Based on the new bill, a list of Designated Countries of Origin will be adopted.  Designated countries of origin (DCO) would be countries that do not normally produce refugees. The proposed changes would amend the criteria used to identify countries to be considered for designation, and remove the requirement to have an expert panel make a recommendation to designate.  There would be a two-step process for a country to be considered for designation.  First, a country would have to meet one of two quantitative thresholds or limits set out in a ministerial order. The proposed triggers for a review are based on rejection rates, withdrawal and abandonment rates. A rejection rate (which includes abandoned and withdrawn claims) of 75% or higher would trigger a review. Similarly, an abandonment and withdrawal rate of 60% or higher would trigger a review too.

For claimants from countries with a low number of claims, a qualitative checklist would be established in legislation. The qualitative criteria checklist would include:

  • the existence of an independent judicial system;
  • recognition of basic democratic rights and freedoms, including mechanisms for redress if those rights or freedoms are infringed; and
  • the existence of civil society organizations.

Once a country is triggered for a review, Citizenship and Immigration Canada (CIC) would conduct a review in consultation with other government departments. The Minister of Citizenship, Immigration and Multiculturalism would make the final decision on whether to designate a country.  Claimants from designated countries would not have access to the Refugee Appeal Division at the IRB.

To further accelerate the processing of refugee claimants from a designated country, these claims would be heard on an expedited basis by the IRB. It is proposed that DCO claims would be heard by civil servant decision makers at the IRB within 30 days for claims made at inland immigration offices and within 45 days for claims made at ports of entry. By comparison, it is proposed that hearings for claimants from all other countries would occur within 60 days.

All failed claimants would continue to have the option of asking the Federal Court to review a negative decision.
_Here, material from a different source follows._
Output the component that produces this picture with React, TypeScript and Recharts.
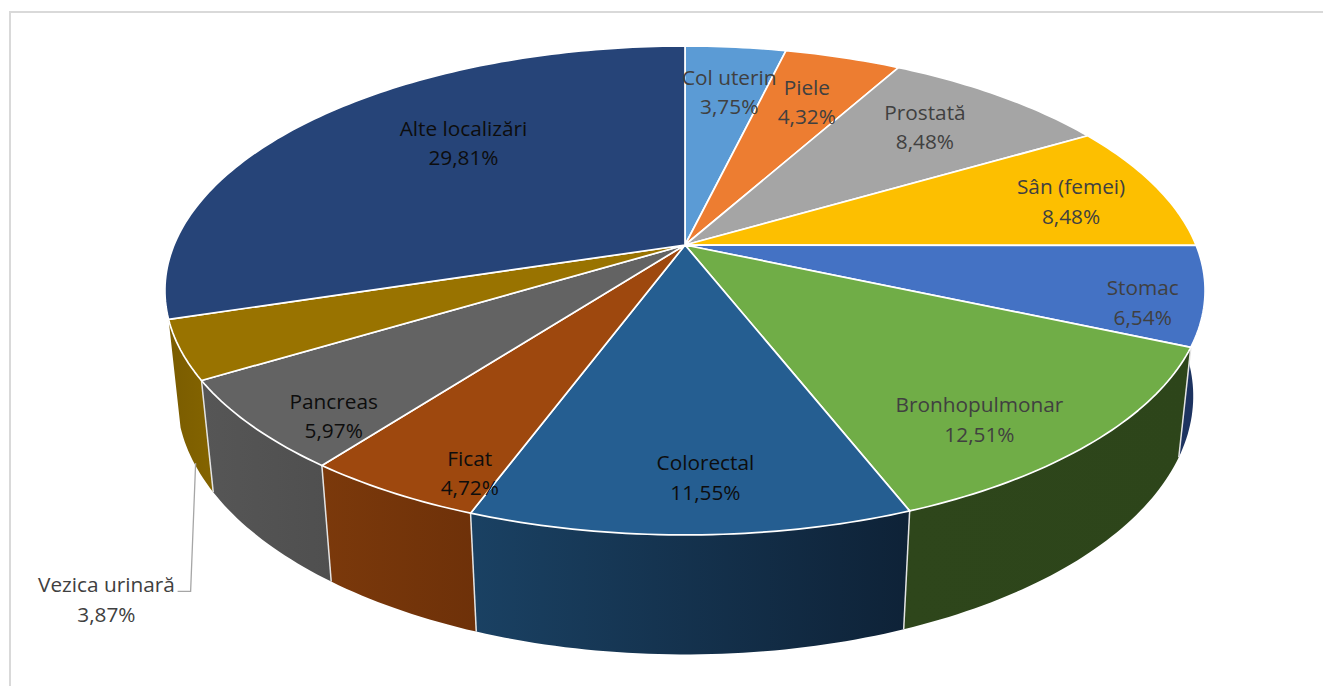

However, there would be no automatic stay of removal for DCO claimants should they decide to ask the Federal Court to review a negative decision, which means that they could be removed from Canada while their claim is pending.

To further reduce the attraction of coming to Canada to make an unfounded claim, DCO claimants will be ineligible to apply for a work permit and associated benefits until their claim is approved by the IRB or their claim has been in the system for more than 180 days and no decision has been made.

Mandatory detention remains for people who enter Canada as part of a designated smuggling event (for instance on board of boats operated by organized smugglers). But once the identity of a claimant has been established and a refugee claim is approved, individuals would be released from detention.

The final component of the new legislation would give the Minister the authority to make it mandatory for visa applicants to provide biometric data (i.e., fingerprints, photograph) to visit Canada. Documents can be forged or stolen, whereas biometric data provide greater certainty, confirming the identity of applicants when they apply.   According to the official Communiqué issued by the Canadian Government, these measures would put our country in line with international partners such as the United Kingdom, the European Union, Australia, and the United States. This would help prevent known criminals, failed refugee claimants and deportees from using a fake identity to obtain a visa. The use of biometrics would also bolster Canada’s existing measures to facilitate legitimate travel by providing a fast and reliable tool for confirming identity.